▶ **Task to carry out**: Produce an exact copy of all the data below, dropping every image.

▶ **Data**:

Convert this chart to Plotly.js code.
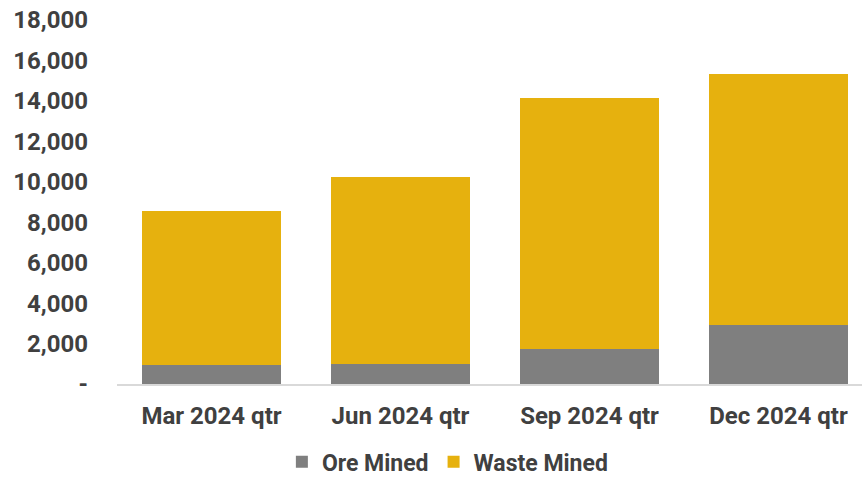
<!DOCTYPE html>
<html>
<head>
<meta charset="utf-8">
<script src="https://cdn.plot.ly/plotly-3.0.1.min.js"></script>
<style>html,body{margin:0;padding:0;background:#fff}#chart{width:862px;height:478px}</style>
</head>
<body>
<div id="chart"></div>
<script>
const categories = ["Mar 2024 qtr", "Jun 2024 qtr", "Sep 2024 qtr", "Dec 2024 qtr"];
const oreMined = [950, 990, 1740, 2910];
const wasteMined = [7610, 9260, 12420, 12420];
const yTickVals = [0, 2000, 4000, 6000, 8000, 10000, 12000, 14000, 16000, 18000];
const yTickText = ["-", "2,000", "4,000", "6,000", "8,000", "10,000", "12,000", "14,000", "16,000", "18,000"];

const font = {family: "Roboto, 'Noto Sans', sans-serif", size: 24, color: "#404040", weight: "bold"};
const legendFont = {family: "Roboto, 'Noto Sans', sans-serif", size: 23, color: "#404040", weight: "bold"};

const traces = [
  {type: "bar", name: "Ore Mined", x: categories, y: oreMined, marker: {color: "#7f7f7f"}, hoverinfo: "skip"},
  {type: "bar", name: "Waste Mined", x: categories, y: wasteMined, marker: {color: "#e6b10e"}, hoverinfo: "skip"}
];

const layout = {
  width: 862, height: 478,
  barmode: "stack",
  bargap: 0.26,
  margin: {l: 117, r: 0, t: 20, b: 94, autoexpand: false},
  paper_bgcolor: "#fff", plot_bgcolor: "#fff",
  font: font,
  xaxis: {
    range: [-0.5, 3.442],
    showline: true, linecolor: "#d9d9d9", linewidth: 1.5,
    showgrid: false, ticks: "", tickfont: font, ticklabelstandoff: 10
  },
  yaxis: {
    range: [0, 18000],
    tickvals: yTickVals, ticktext: yTickText,
    showgrid: false, zeroline: false, showline: false,
    ticks: "", tickfont: font, ticklabelstandoff: 28
  },
  showlegend: true,
  legend: {
    orientation: "h", xref: "container", yref: "paper",
    x: 0.519, xanchor: "center", y: -0.214, yanchor: "middle",
    font: legendFont, traceorder: "normal", itemwidth: 30,
    bgcolor: "rgba(0,0,0,0)"
  }
};

Plotly.newPlot("chart", traces, layout, {displayModeBar: false, staticPlot: true});
</script>
</body>
</html>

▶ **Solution**:
Convert this chart to Plotly.js code.
<!DOCTYPE html>
<html>
<head>
<meta charset="utf-8">
<script src="https://cdn.plot.ly/plotly-3.0.1.min.js"></script>
<style>html,body{margin:0;padding:0;background:#fff}#chart{width:862px;height:478px}</style>
</head>
<body>
<div id="chart"></div>
<script>
const categories = ["Mar 2024 qtr", "Jun 2024 qtr", "Sep 2024 qtr", "Dec 2024 qtr"];
const oreMined = [950, 990, 1740, 2910];
const wasteMined = [7610, 9260, 12420, 12420];
const yTickVals = [0, 2000, 4000, 6000, 8000, 10000, 12000, 14000, 16000, 18000];
const yTickText = ["-", "2,000", "4,000", "6,000", "8,000", "10,000", "12,000", "14,000", "16,000", "18,000"];

const font = {family: "Roboto, 'Noto Sans', sans-serif", size: 24, color: "#404040", weight: "bold"};
const legendFont = {family: "Roboto, 'Noto Sans', sans-serif", size: 23, color: "#404040", weight: "bold"};

const traces = [
  {type: "bar", name: "Ore Mined", x: categories, y: oreMined, marker: {color: "#7f7f7f"}, hoverinfo: "skip"},
  {type: "bar", name: "Waste Mined", x: categories, y: wasteMined, marker: {color: "#e6b10e"}, hoverinfo: "skip"}
];

const layout = {
  width: 862, height: 478,
  barmode: "stack",
  bargap: 0.26,
  margin: {l: 117, r: 0, t: 20, b: 94, autoexpand: false},
  paper_bgcolor: "#fff", plot_bgcolor: "#fff",
  font: font,
  xaxis: {
    range: [-0.5, 3.442],
    showline: true, linecolor: "#d9d9d9", linewidth: 1.5,
    showgrid: false, ticks: "", tickfont: font, ticklabelstandoff: 10
  },
  yaxis: {
    range: [0, 18000],
    tickvals: yTickVals, ticktext: yTickText,
    showgrid: false, zeroline: false, showline: false,
    ticks: "", tickfont: font, ticklabelstandoff: 28
  },
  showlegend: true,
  legend: {
    orientation: "h", xref: "container", yref: "paper",
    x: 0.519, xanchor: "center", y: -0.214, yanchor: "middle",
    font: legendFont, traceorder: "normal", itemwidth: 30,
    bgcolor: "rgba(0,0,0,0)"
  }
};

Plotly.newPlot("chart", traces, layout, {displayModeBar: false, staticPlot: true});
</script>
</body>
</html>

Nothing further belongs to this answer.